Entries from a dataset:
◇ ◇ ◇

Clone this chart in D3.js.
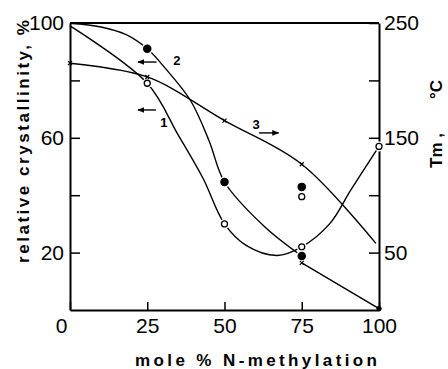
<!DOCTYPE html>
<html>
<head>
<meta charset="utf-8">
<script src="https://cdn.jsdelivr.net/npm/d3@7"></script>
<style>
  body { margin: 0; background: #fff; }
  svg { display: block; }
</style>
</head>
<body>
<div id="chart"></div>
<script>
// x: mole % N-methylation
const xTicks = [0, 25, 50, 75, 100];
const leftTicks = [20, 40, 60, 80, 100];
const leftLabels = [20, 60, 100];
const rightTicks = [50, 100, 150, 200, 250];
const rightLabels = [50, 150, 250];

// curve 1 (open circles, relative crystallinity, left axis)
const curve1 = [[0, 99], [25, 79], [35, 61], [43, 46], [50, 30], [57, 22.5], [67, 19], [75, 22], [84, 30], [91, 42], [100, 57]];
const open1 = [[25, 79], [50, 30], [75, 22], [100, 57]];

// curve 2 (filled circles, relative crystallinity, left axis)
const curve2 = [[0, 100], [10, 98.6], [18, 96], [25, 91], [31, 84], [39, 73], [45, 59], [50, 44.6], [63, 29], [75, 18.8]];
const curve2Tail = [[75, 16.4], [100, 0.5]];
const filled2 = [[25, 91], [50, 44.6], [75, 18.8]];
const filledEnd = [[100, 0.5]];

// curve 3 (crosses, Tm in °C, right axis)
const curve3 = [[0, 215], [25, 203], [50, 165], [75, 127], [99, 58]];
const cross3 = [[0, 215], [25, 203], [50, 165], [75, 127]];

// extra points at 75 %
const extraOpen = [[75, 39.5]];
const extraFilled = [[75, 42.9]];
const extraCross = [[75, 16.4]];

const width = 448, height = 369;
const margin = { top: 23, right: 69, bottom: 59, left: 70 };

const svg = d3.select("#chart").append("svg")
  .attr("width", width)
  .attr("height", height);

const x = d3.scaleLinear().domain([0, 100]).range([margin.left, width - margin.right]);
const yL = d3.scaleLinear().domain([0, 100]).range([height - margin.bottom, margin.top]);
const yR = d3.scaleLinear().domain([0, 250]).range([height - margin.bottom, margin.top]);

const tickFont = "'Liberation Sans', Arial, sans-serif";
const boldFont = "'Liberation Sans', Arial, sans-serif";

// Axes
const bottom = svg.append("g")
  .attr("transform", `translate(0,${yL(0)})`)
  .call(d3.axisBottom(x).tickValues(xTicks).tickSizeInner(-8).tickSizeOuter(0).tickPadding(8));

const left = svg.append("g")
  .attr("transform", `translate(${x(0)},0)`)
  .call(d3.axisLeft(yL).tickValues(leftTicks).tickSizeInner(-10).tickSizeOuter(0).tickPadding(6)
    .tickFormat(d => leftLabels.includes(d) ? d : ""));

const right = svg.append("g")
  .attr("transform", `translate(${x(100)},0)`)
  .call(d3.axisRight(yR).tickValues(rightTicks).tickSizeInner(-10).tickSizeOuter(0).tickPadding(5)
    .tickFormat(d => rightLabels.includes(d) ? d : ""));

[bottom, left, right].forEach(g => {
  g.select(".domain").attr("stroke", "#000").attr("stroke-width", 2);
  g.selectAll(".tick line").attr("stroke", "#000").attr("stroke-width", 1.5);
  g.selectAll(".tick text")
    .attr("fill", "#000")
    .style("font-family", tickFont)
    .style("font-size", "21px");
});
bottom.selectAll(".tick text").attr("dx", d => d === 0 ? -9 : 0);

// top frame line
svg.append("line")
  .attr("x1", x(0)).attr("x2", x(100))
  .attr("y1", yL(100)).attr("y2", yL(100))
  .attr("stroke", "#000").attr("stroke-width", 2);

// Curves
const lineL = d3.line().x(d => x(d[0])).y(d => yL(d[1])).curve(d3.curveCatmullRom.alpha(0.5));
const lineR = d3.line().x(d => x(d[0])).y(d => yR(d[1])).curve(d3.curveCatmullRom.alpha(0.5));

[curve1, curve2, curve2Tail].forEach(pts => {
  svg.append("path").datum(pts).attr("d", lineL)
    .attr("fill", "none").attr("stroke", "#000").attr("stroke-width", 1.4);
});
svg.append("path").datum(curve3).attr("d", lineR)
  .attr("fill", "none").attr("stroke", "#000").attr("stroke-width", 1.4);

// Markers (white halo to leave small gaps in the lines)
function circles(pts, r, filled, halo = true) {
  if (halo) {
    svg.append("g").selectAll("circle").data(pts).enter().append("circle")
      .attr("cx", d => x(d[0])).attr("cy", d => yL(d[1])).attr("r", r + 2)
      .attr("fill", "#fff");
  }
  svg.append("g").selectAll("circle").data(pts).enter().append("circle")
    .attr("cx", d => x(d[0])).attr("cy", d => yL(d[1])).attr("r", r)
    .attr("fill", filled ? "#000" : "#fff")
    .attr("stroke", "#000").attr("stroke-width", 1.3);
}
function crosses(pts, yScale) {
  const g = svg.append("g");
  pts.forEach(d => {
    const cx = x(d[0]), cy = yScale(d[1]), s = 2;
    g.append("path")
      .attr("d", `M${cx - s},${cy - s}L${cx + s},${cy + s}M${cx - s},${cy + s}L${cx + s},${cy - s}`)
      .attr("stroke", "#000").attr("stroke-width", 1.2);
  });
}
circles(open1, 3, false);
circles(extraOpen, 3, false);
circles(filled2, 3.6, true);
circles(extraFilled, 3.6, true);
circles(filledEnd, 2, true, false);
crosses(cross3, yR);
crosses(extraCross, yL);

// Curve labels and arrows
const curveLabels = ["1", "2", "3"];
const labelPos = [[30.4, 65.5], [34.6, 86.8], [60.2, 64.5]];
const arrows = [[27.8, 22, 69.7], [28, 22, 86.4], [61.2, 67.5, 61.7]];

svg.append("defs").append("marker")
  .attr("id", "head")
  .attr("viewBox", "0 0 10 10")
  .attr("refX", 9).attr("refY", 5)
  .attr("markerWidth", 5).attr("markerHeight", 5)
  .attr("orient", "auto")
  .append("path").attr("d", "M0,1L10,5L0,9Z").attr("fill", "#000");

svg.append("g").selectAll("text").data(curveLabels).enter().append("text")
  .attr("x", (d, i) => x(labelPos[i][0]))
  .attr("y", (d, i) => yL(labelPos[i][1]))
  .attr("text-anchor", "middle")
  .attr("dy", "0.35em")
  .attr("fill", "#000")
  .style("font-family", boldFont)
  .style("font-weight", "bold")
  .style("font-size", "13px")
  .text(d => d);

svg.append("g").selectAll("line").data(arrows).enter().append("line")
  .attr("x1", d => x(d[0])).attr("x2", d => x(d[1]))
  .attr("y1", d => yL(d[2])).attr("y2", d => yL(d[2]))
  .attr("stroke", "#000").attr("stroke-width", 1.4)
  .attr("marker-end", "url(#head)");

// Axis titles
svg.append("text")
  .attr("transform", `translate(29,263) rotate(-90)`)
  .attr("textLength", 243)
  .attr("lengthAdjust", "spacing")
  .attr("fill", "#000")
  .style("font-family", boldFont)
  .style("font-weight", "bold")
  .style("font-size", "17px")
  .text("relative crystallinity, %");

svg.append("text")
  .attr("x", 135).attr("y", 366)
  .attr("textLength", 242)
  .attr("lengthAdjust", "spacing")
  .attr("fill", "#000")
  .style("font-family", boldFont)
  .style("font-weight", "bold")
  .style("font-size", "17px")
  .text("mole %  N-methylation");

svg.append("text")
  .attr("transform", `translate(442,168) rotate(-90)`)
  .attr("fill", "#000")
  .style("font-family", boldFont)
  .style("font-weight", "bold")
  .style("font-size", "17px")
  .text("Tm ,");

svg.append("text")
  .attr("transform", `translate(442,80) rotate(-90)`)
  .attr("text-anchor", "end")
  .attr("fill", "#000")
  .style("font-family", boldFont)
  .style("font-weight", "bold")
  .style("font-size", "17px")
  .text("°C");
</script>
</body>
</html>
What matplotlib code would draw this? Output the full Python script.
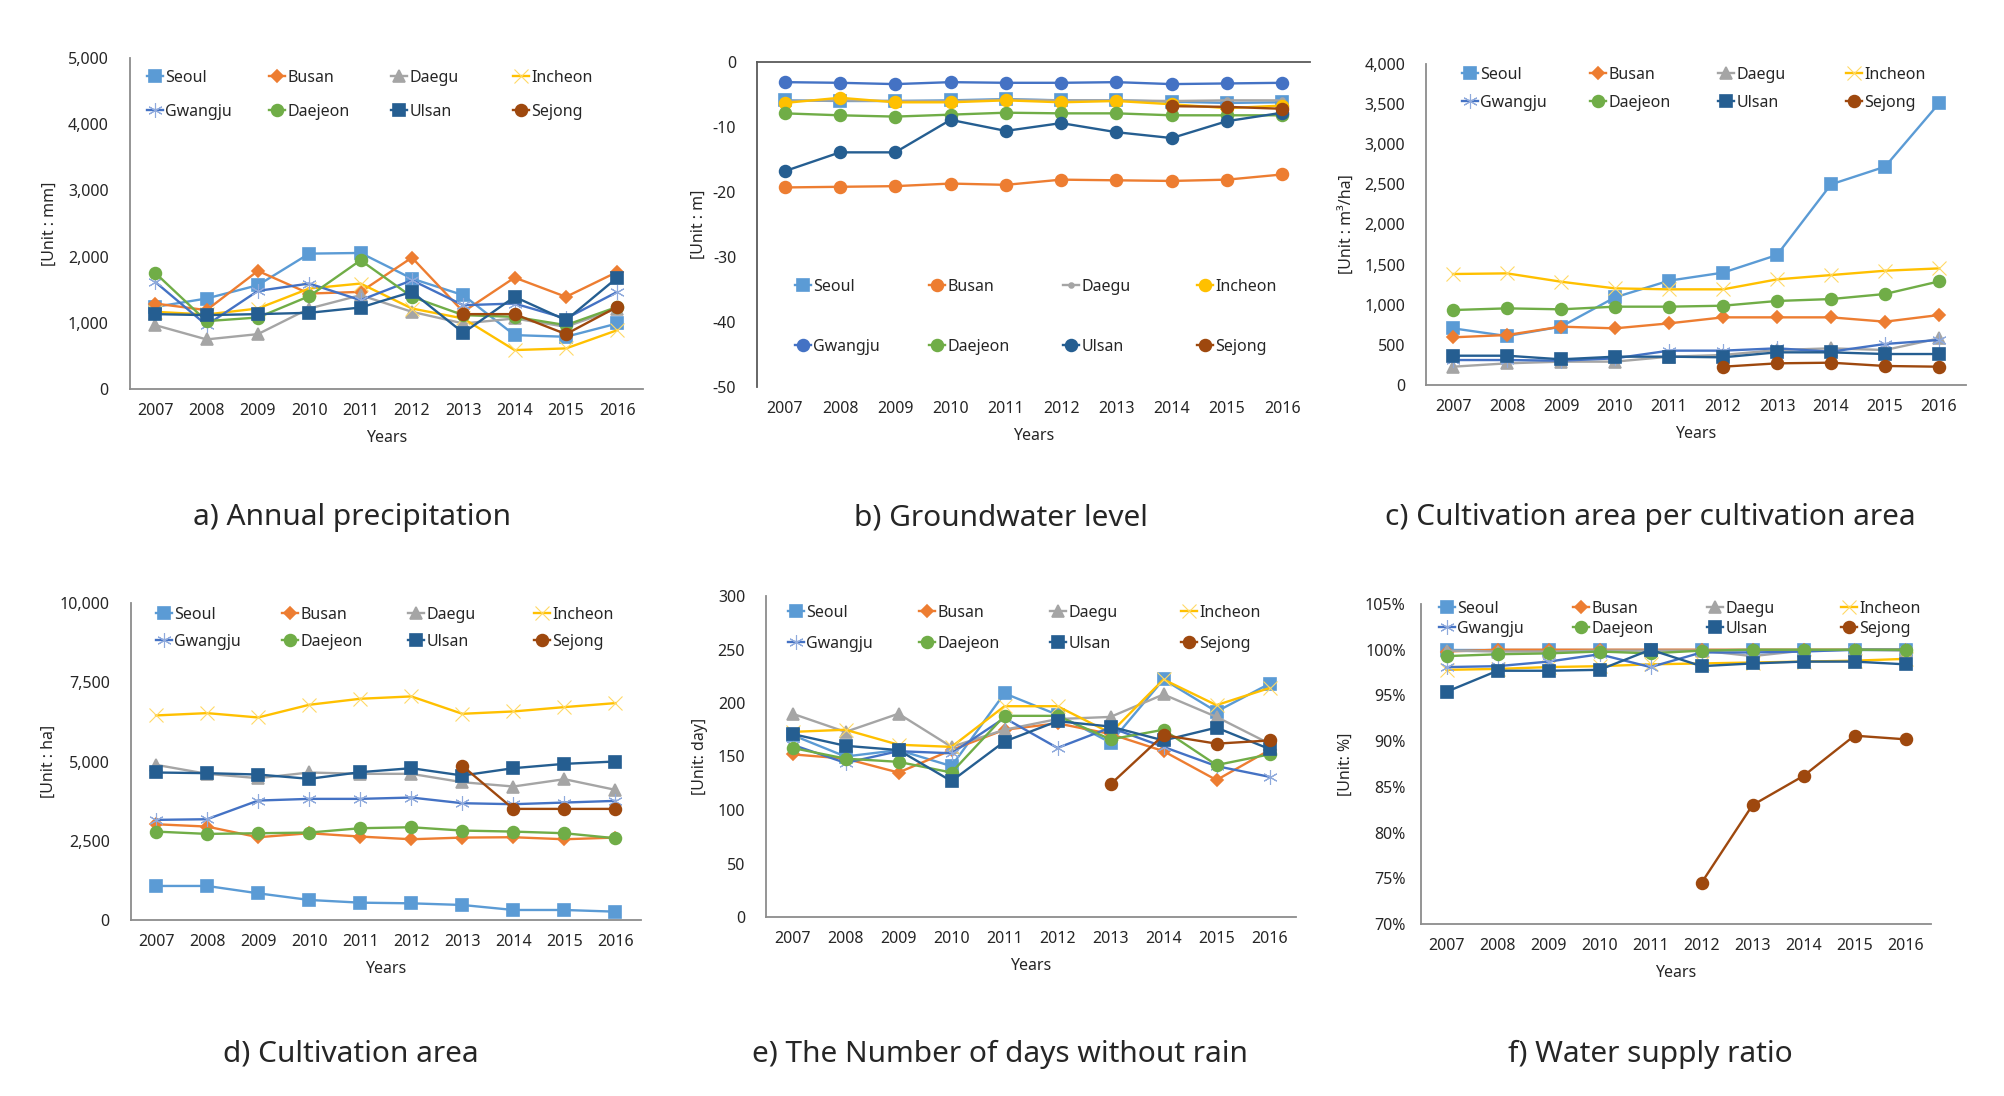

◇ ◇ ◇

### INSTRUCTIONS TO FOLLOW
Return the full material word for word. Do not include the pictures.

### COMPLETED TASK
Clone this chart in D3.js.
<!DOCTYPE html>
<html>
<head>
<meta charset="utf-8">
<script src="https://cdn.jsdelivr.net/npm/d3@7"></script>
<style>
  body { margin: 0; background: #fff; }
  svg { display: block; }
</style>
</head>
<body>
<div id="chart"></div>
<script>
// x: mole % N-methylation
const xTicks = [0, 25, 50, 75, 100];
const leftTicks = [20, 40, 60, 80, 100];
const leftLabels = [20, 60, 100];
const rightTicks = [50, 100, 150, 200, 250];
const rightLabels = [50, 150, 250];

// curve 1 (open circles, relative crystallinity, left axis)
const curve1 = [[0, 99], [25, 79], [35, 61], [43, 46], [50, 30], [57, 22.5], [67, 19], [75, 22], [84, 30], [91, 42], [100, 57]];
const open1 = [[25, 79], [50, 30], [75, 22], [100, 57]];

// curve 2 (filled circles, relative crystallinity, left axis)
const curve2 = [[0, 100], [10, 98.6], [18, 96], [25, 91], [31, 84], [39, 73], [45, 59], [50, 44.6], [63, 29], [75, 18.8]];
const curve2Tail = [[75, 16.4], [100, 0.5]];
const filled2 = [[25, 91], [50, 44.6], [75, 18.8]];
const filledEnd = [[100, 0.5]];

// curve 3 (crosses, Tm in °C, right axis)
const curve3 = [[0, 215], [25, 203], [50, 165], [75, 127], [99, 58]];
const cross3 = [[0, 215], [25, 203], [50, 165], [75, 127]];

// extra points at 75 %
const extraOpen = [[75, 39.5]];
const extraFilled = [[75, 42.9]];
const extraCross = [[75, 16.4]];

const width = 448, height = 369;
const margin = { top: 23, right: 69, bottom: 59, left: 70 };

const svg = d3.select("#chart").append("svg")
  .attr("width", width)
  .attr("height", height);

const x = d3.scaleLinear().domain([0, 100]).range([margin.left, width - margin.right]);
const yL = d3.scaleLinear().domain([0, 100]).range([height - margin.bottom, margin.top]);
const yR = d3.scaleLinear().domain([0, 250]).range([height - margin.bottom, margin.top]);

const tickFont = "'Liberation Sans', Arial, sans-serif";
const boldFont = "'Liberation Sans', Arial, sans-serif";

// Axes
const bottom = svg.append("g")
  .attr("transform", `translate(0,${yL(0)})`)
  .call(d3.axisBottom(x).tickValues(xTicks).tickSizeInner(-8).tickSizeOuter(0).tickPadding(8));

const left = svg.append("g")
  .attr("transform", `translate(${x(0)},0)`)
  .call(d3.axisLeft(yL).tickValues(leftTicks).tickSizeInner(-10).tickSizeOuter(0).tickPadding(6)
    .tickFormat(d => leftLabels.includes(d) ? d : ""));

const right = svg.append("g")
  .attr("transform", `translate(${x(100)},0)`)
  .call(d3.axisRight(yR).tickValues(rightTicks).tickSizeInner(-10).tickSizeOuter(0).tickPadding(5)
    .tickFormat(d => rightLabels.includes(d) ? d : ""));

[bottom, left, right].forEach(g => {
  g.select(".domain").attr("stroke", "#000").attr("stroke-width", 2);
  g.selectAll(".tick line").attr("stroke", "#000").attr("stroke-width", 1.5);
  g.selectAll(".tick text")
    .attr("fill", "#000")
    .style("font-family", tickFont)
    .style("font-size", "21px");
});
bottom.selectAll(".tick text").attr("dx", d => d === 0 ? -9 : 0);

// top frame line
svg.append("line")
  .attr("x1", x(0)).attr("x2", x(100))
  .attr("y1", yL(100)).attr("y2", yL(100))
  .attr("stroke", "#000").attr("stroke-width", 2);

// Curves
const lineL = d3.line().x(d => x(d[0])).y(d => yL(d[1])).curve(d3.curveCatmullRom.alpha(0.5));
const lineR = d3.line().x(d => x(d[0])).y(d => yR(d[1])).curve(d3.curveCatmullRom.alpha(0.5));

[curve1, curve2, curve2Tail].forEach(pts => {
  svg.append("path").datum(pts).attr("d", lineL)
    .attr("fill", "none").attr("stroke", "#000").attr("stroke-width", 1.4);
});
svg.append("path").datum(curve3).attr("d", lineR)
  .attr("fill", "none").attr("stroke", "#000").attr("stroke-width", 1.4);

// Markers (white halo to leave small gaps in the lines)
function circles(pts, r, filled, halo = true) {
  if (halo) {
    svg.append("g").selectAll("circle").data(pts).enter().append("circle")
      .attr("cx", d => x(d[0])).attr("cy", d => yL(d[1])).attr("r", r + 2)
      .attr("fill", "#fff");
  }
  svg.append("g").selectAll("circle").data(pts).enter().append("circle")
    .attr("cx", d => x(d[0])).attr("cy", d => yL(d[1])).attr("r", r)
    .attr("fill", filled ? "#000" : "#fff")
    .attr("stroke", "#000").attr("stroke-width", 1.3);
}
function crosses(pts, yScale) {
  const g = svg.append("g");
  pts.forEach(d => {
    const cx = x(d[0]), cy = yScale(d[1]), s = 2;
    g.append("path")
      .attr("d", `M${cx - s},${cy - s}L${cx + s},${cy + s}M${cx - s},${cy + s}L${cx + s},${cy - s}`)
      .attr("stroke", "#000").attr("stroke-width", 1.2);
  });
}
circles(open1, 3, false);
circles(extraOpen, 3, false);
circles(filled2, 3.6, true);
circles(extraFilled, 3.6, true);
circles(filledEnd, 2, true, false);
crosses(cross3, yR);
crosses(extraCross, yL);

// Curve labels and arrows
const curveLabels = ["1", "2", "3"];
const labelPos = [[30.4, 65.5], [34.6, 86.8], [60.2, 64.5]];
const arrows = [[27.8, 22, 69.7], [28, 22, 86.4], [61.2, 67.5, 61.7]];

svg.append("defs").append("marker")
  .attr("id", "head")
  .attr("viewBox", "0 0 10 10")
  .attr("refX", 9).attr("refY", 5)
  .attr("markerWidth", 5).attr("markerHeight", 5)
  .attr("orient", "auto")
  .append("path").attr("d", "M0,1L10,5L0,9Z").attr("fill", "#000");

svg.append("g").selectAll("text").data(curveLabels).enter().append("text")
  .attr("x", (d, i) => x(labelPos[i][0]))
  .attr("y", (d, i) => yL(labelPos[i][1]))
  .attr("text-anchor", "middle")
  .attr("dy", "0.35em")
  .attr("fill", "#000")
  .style("font-family", boldFont)
  .style("font-weight", "bold")
  .style("font-size", "13px")
  .text(d => d);

svg.append("g").selectAll("line").data(arrows).enter().append("line")
  .attr("x1", d => x(d[0])).attr("x2", d => x(d[1]))
  .attr("y1", d => yL(d[2])).attr("y2", d => yL(d[2]))
  .attr("stroke", "#000").attr("stroke-width", 1.4)
  .attr("marker-end", "url(#head)");

// Axis titles
svg.append("text")
  .attr("transform", `translate(29,263) rotate(-90)`)
  .attr("textLength", 243)
  .attr("lengthAdjust", "spacing")
  .attr("fill", "#000")
  .style("font-family", boldFont)
  .style("font-weight", "bold")
  .style("font-size", "17px")
  .text("relative crystallinity, %");

svg.append("text")
  .attr("x", 135).attr("y", 366)
  .attr("textLength", 242)
  .attr("lengthAdjust", "spacing")
  .attr("fill", "#000")
  .style("font-family", boldFont)
  .style("font-weight", "bold")
  .style("font-size", "17px")
  .text("mole %  N-methylation");

svg.append("text")
  .attr("transform", `translate(442,168) rotate(-90)`)
  .attr("fill", "#000")
  .style("font-family", boldFont)
  .style("font-weight", "bold")
  .style("font-size", "17px")
  .text("Tm ,");

svg.append("text")
  .attr("transform", `translate(442,80) rotate(-90)`)
  .attr("text-anchor", "end")
  .attr("fill", "#000")
  .style("font-family", boldFont)
  .style("font-weight", "bold")
  .style("font-size", "17px")
  .text("°C");
</script>
</body>
</html>
What matplotlib code would draw this? Output the full Python script.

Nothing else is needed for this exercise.